I see annoying songs all the time.

Ain't no big thing for human or fish alike.

I didn't edit quickly enough. :(

Wait ... smackeral or obliged? I am now thinking of tenderizing mackerel and the possible mess that would make.

I'd be obliged if you could clarify. :)

Smackeral! Obliged is so passé. I like to promote terms used for quantities of honey.

Make hummus with your garbanzos. Mmm. Or quinoa, chick pea salad with onions and peppers - lemon, olive oil vinaigrette. It's really good.
 
Roasted chickpeas, tossed with a little bit of olive oil and sprinkled with cumin and/or cayenne. Yummy snack!
 
piece of art; a gift

at last blue man's arrived, with his jug, waterin' the corn

*happy dance*

i feel so lucky to have such a welcome character come and play in my house.
 
Dear Sir:

You were recently invited to the Stir event, Telluride Gay Ski Week. However, due to an unfortunate "send snafu", we inadvertently sent this to all men. We apologize for the confusion this may have caused.

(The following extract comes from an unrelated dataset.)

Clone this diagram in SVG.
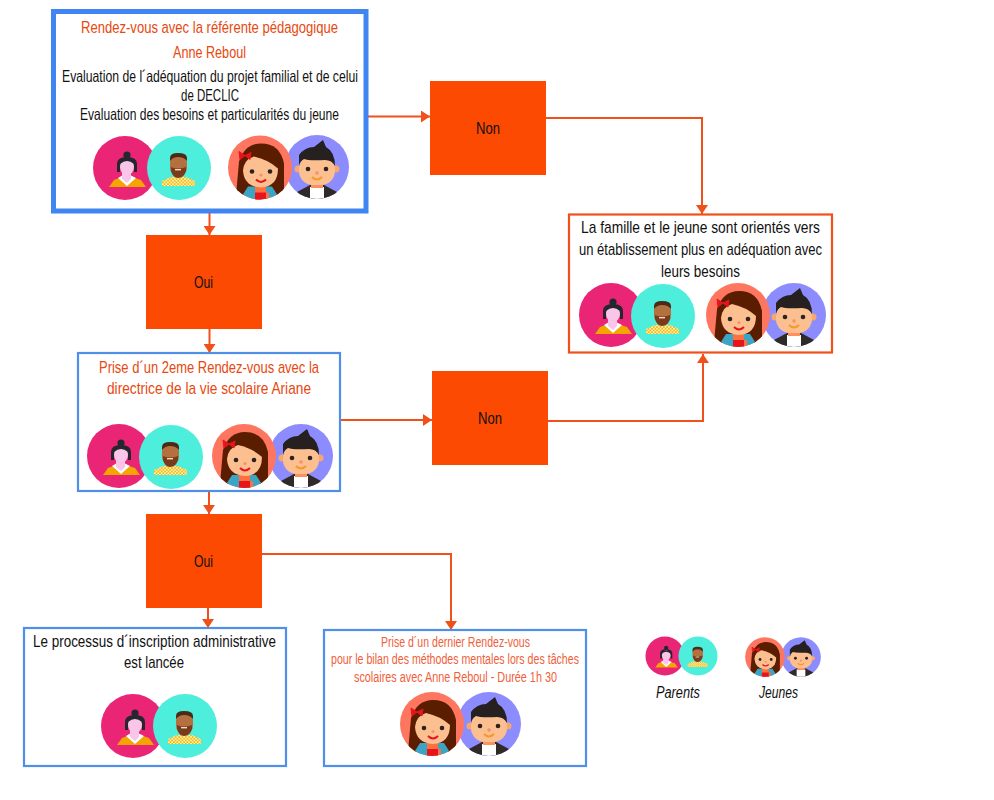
<svg xmlns="http://www.w3.org/2000/svg" width="994" height="800" viewBox="0 0 994 800">
<style>
text{font-family:"Liberation Sans",Arial,sans-serif;font-size:17px;fill:#111;}
.o{fill:#e8480f}
.s{font-size:14px;fill:#f0603a}
.i{font-style:italic;font-size:16px}
.c{font-size:16.5px}
.box{fill:#fff;stroke:#4f8fe8;stroke-width:2.2}
.dec{fill:#fc4a03}
.con{fill:none;stroke:#f0511a;stroke-width:2;marker-end:url(#a)}
</style>
<defs>
<marker id="a" markerUnits="userSpaceOnUse" markerWidth="12" markerHeight="12" refX="9" refY="6" orient="auto"><path d="M0 0L9 6L0 12Z" fill="#f0511a"/></marker>
<clipPath id="cl"><circle r="32"/></clipPath>
<pattern id="chk" width="3.4" height="3.4" patternUnits="userSpaceOnUse"><rect width="3.4" height="3.4" fill="#fff3a8"/><rect width="1.7" height="1.7" fill="#f0b820"/><rect x="1.7" y="1.7" width="1.7" height="1.7" fill="#f0b820"/></pattern>
<g id="mother">
<circle r="32" fill="#ea2575"/>
<path d="M-16 19L-11 12L-3 9H7L16 12L21 19Z" fill="#f5a500"/>
<path d="M-7 10L2 18L11 10L5 7H-2Z" fill="#fff"/>
<path d="M-3 3H6V11L2 15L-3 11Z" fill="#f9c6ea"/>
<circle cx="2" cy="-13" r="3.6" fill="#26262e"/>
<path d="M-8 4V-4Q-8 -11 2 -11Q12 -11 12 -4V4H9V-3H-5V4Z" fill="#26262e"/>
<ellipse cx="2" cy="-1" rx="7" ry="8" fill="#f9c6ea"/>
<path d="M-5 -4Q2 -10 9 -4L7 -9H-3Z" fill="#26262e"/>
</g>
<g id="father">
<circle r="32" fill="#4deedb"/>
<path d="M-17 18V13L-8 9H7L16 13V18Z" fill="url(#chk)"/>
<rect x="-9" y="-13" width="17" height="20" rx="7" fill="#b5703f"/>
<path d="M-9 -7V-10Q-9 -15 -1 -15Q8 -15 8 -10V-7Q5 -11 -1 -11Q-6 -11 -9 -7Z" fill="#4a2a18"/>
<path d="M-8 -1Q-1 2 7 -1V3Q5 10 -1 10Q-6 10 -8 3Z" fill="#7a3a1c"/>
<rect x="-4" y="1" width="6" height="1.4" fill="#f4d9c4"/>
</g>
<g id="girl">
<circle r="32" fill="#ff7660"/>
<g clip-path="url(#cl)">
<path d="M-24 28L-21 -6Q-15 -24 1 -24Q20 -24 24 -4L24 28Z" fill="#5a1d00"/>
<path d="M-12 19L-19 30V32H19V30L12 19Z" fill="#3ba5c5"/>
<path d="M-5 18H6V25H9V33H-5V25Z" fill="#ff7040"/>
<rect x="-5" y="25" width="11" height="8" fill="#e8141c"/>
<path d="M-17 3Q-16 -8 -6 -11Q8 -8 18 1Q18 19 1 20Q-16 19 -17 3Z" fill="#fbbf90"/>
<circle cx="-8" cy="4" r="2.3" fill="#2c2222"/>
<circle cx="10" cy="4" r="2.3" fill="#2c2222"/>
<circle cx="1" cy="7.5" r="1.6" fill="#f2946a"/>
<path d="M-4 12Q1 17 6 12" fill="none" stroke="#e8141c" stroke-width="2"/>
<path d="M-15 -12L-21 -16L-20 -8ZM-15 -12L-9 -15L-10 -8Z" fill="#e8141c" stroke="#e8141c"/>
</g>
</g>
<g id="boy">
<circle r="32" fill="#8c8cff"/>
<g clip-path="url(#cl)">
<path d="M-20 32V25L-7 18H7L20 25V32Z" fill="#2f2a28"/>
<path d="M-7 20H7V33H-7Z" fill="#fff"/>
<rect x="-6" y="16" width="12" height="5" fill="#ff8f5e"/>
<circle cx="-19" cy="2" r="3.5" fill="#f6a76e"/>
<circle cx="19" cy="2" r="3.5" fill="#f6a76e"/>
<rect x="-18" y="-12" width="36" height="30" rx="14" fill="#fbbf90"/>
<path d="M-18 -1V-12Q-12 -20 -3 -20L6 -27L9 -20Q18 -15 18 -1Q15 -7 8 -7Q-8 -6 -13 -8Q-17 -6 -18 -1Z" fill="#262020"/>
<circle cx="-9" cy="2" r="2.3" fill="#2c2222"/>
<circle cx="9" cy="2" r="2.3" fill="#2c2222"/>
<circle cx="0" cy="6" r="1.8" fill="#f2946a"/>
<path d="M-5 10Q0 15 5 10" fill="none" stroke="#f59a2a" stroke-width="2"/>
</g>
</g>
</defs>
<rect width="994" height="800" fill="#fff"/>
<g id="connectors">
<path class="con" d="M368 116.500H430"/>
<path class="con" d="M546 118H702V214"/>
<path class="con" d="M209.500 213V235"/>
<path class="con" d="M209.500 329V353"/>
<path class="con" d="M341 420H432"/>
<path class="con" d="M548 421H703V354"/>
<path class="con" d="M209 491V514"/>
<path class="con" d="M208 608V628"/>
<path class="con" d="M262 554H451V630"/>
</g>
<g id="n1">
<rect x="53.500" y="11.500" width="312.500" height="199.500" fill="#fff" stroke="#3f86f2" stroke-width="5"/>
<text class="o" x="81" y="33" textLength="257" lengthAdjust="spacingAndGlyphs">Rendez-vous avec la référente pédagogique</text>
<text class="o" x="173" y="58" textLength="73" lengthAdjust="spacingAndGlyphs">Anne Reboul</text>
<text class="c" x="62" y="82" textLength="296" lengthAdjust="spacingAndGlyphs">Evaluation  de l´adéquation du projet familial et de celui</text>
<text class="c" x="181" y="101" textLength="58" lengthAdjust="spacingAndGlyphs">de DECLIC</text>
<text class="c" x="80" y="120" textLength="259" lengthAdjust="spacingAndGlyphs">Evaluation des besoins et particularités du jeune</text>
<use href="#mother" x="125" y="168"/><use href="#father" x="179" y="168"/><use href="#boy" x="317" y="167"/><use href="#girl" x="260" y="167.500"/>
</g>
<g id="n2"><rect class="dec" x="430" y="81" width="116" height="94"/><text x="476" y="134" textLength="24" lengthAdjust="spacingAndGlyphs">Non</text></g>
<g id="n3"><rect class="dec" x="146" y="235" width="116" height="94"/><text x="194" y="288" textLength="19" lengthAdjust="spacingAndGlyphs">Oui</text></g>
<g id="n4">
<rect x="569" y="214.500" width="263" height="138" fill="#fff" stroke="#f0511a" stroke-width="2.200"/>
<text x="581" y="233" textLength="239" lengthAdjust="spacingAndGlyphs">La famille et le  jeune sont orientés vers</text>
<text x="579" y="255" textLength="243" lengthAdjust="spacingAndGlyphs">un établissement plus en adéquation avec</text>
<text x="661" y="277" textLength="79" lengthAdjust="spacingAndGlyphs">leurs besoins</text>
<use href="#mother" x="611" y="315"/><use href="#father" x="663" y="316"/><use href="#boy" x="794" y="315"/><use href="#girl" x="738" y="315"/>
</g>
<g id="n5">
<rect class="box" x="78" y="353" width="262" height="138"/>
<text class="o" x="99" y="373" textLength="220" lengthAdjust="spacingAndGlyphs">Prise d´un 2eme Rendez-vous avec la</text>
<text class="o" x="107" y="394" textLength="204" lengthAdjust="spacingAndGlyphs">directrice de la vie scolaire Ariane</text>
<use href="#mother" x="119" y="456"/><use href="#father" x="171" y="457"/><use href="#boy" x="301" y="456"/><use href="#girl" x="244" y="456"/>
</g>
<g id="n6"><rect class="dec" x="432" y="371" width="116" height="94"/><text x="478" y="424" textLength="24" lengthAdjust="spacingAndGlyphs">Non</text></g>
<g id="n7"><rect class="dec" x="146" y="514" width="116" height="94"/><text x="194" y="567" textLength="19" lengthAdjust="spacingAndGlyphs">Oui</text></g>
<g id="n8">
<rect class="box" x="24" y="628" width="262" height="138"/>
<text x="33" y="647" textLength="243" lengthAdjust="spacingAndGlyphs">Le processus d´inscription administrative</text>
<text x="124" y="668" textLength="60" lengthAdjust="spacingAndGlyphs">est lancée</text>
<use href="#mother" x="133" y="726"/><use href="#father" x="185" y="726"/>
</g>
<g id="n9">
<rect class="box" x="324" y="630" width="262" height="136"/>
<text class="s" x="381" y="647" textLength="149" lengthAdjust="spacingAndGlyphs">Prise d´un dernier Rendez-vous</text>
<text class="s" x="331" y="664" textLength="248" lengthAdjust="spacingAndGlyphs">pour le bilan des méthodes mentales lors des tâches</text>
<text class="s" x="354" y="682" textLength="203" lengthAdjust="spacingAndGlyphs">scolaires avec Anne Reboul - Durée 1h 30</text>
<use href="#boy" x="489" y="724"/><use href="#girl" x="432" y="724"/>
</g>
<g id="legend-parents">
<use href="#mother" transform="translate(665 656) scale(.61)"/><use href="#father" transform="translate(698 656) scale(.61)"/>
<text class="i" x="656" y="698" textLength="44" lengthAdjust="spacingAndGlyphs">Parents</text>
</g>
<g id="legend-jeunes">
<use href="#boy" transform="translate(801 657) scale(.62)"/><use href="#girl" transform="translate(765 657) scale(.62)"/>
<text class="i" x="759" y="698" textLength="39" lengthAdjust="spacingAndGlyphs">Jeunes</text>
</g>
</svg>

Rest assured, we know that you're a man seeking women and will continue working hard to make sure you only get invited to the events you're interested in attending.

Sincerely,

The Match.com Team
 
You know what I've been wondering lately?

When the tv shows street shots from various Asian streets, a lot of the people are wearing surgical masks.

Are they worried about getting germs? Giving Germs? Smog? Fashion statement?

In a germy, filthy place like NYC you never see people wearing surgical masks.
 
You know what I've been wondering lately?

When the tv shows street shots from various Asian streets, a lot of the people are wearing surgical masks.

Are they worried about getting germs? Giving Germs? Smog? Fashion statement?

In a germy, filthy place like NYC you never see people wearing surgical masks.

The usual reason is air pollution. Some Chinese cities exceed the highest recommended particulate count by several hundred percent. Much of their electrical power generation is by coal-fired stations with no filtration of the smoke.

The most dangerous particules are so small that the masks are useless against them but they keep out the larger pollutants. Some fee-paying Chinese schools have covered play areas supplied with filtered air to avoid damage to the pupils' lungs.
 
I never touch surfaces in public places. And don't get me started on the petri dish that is the Metro.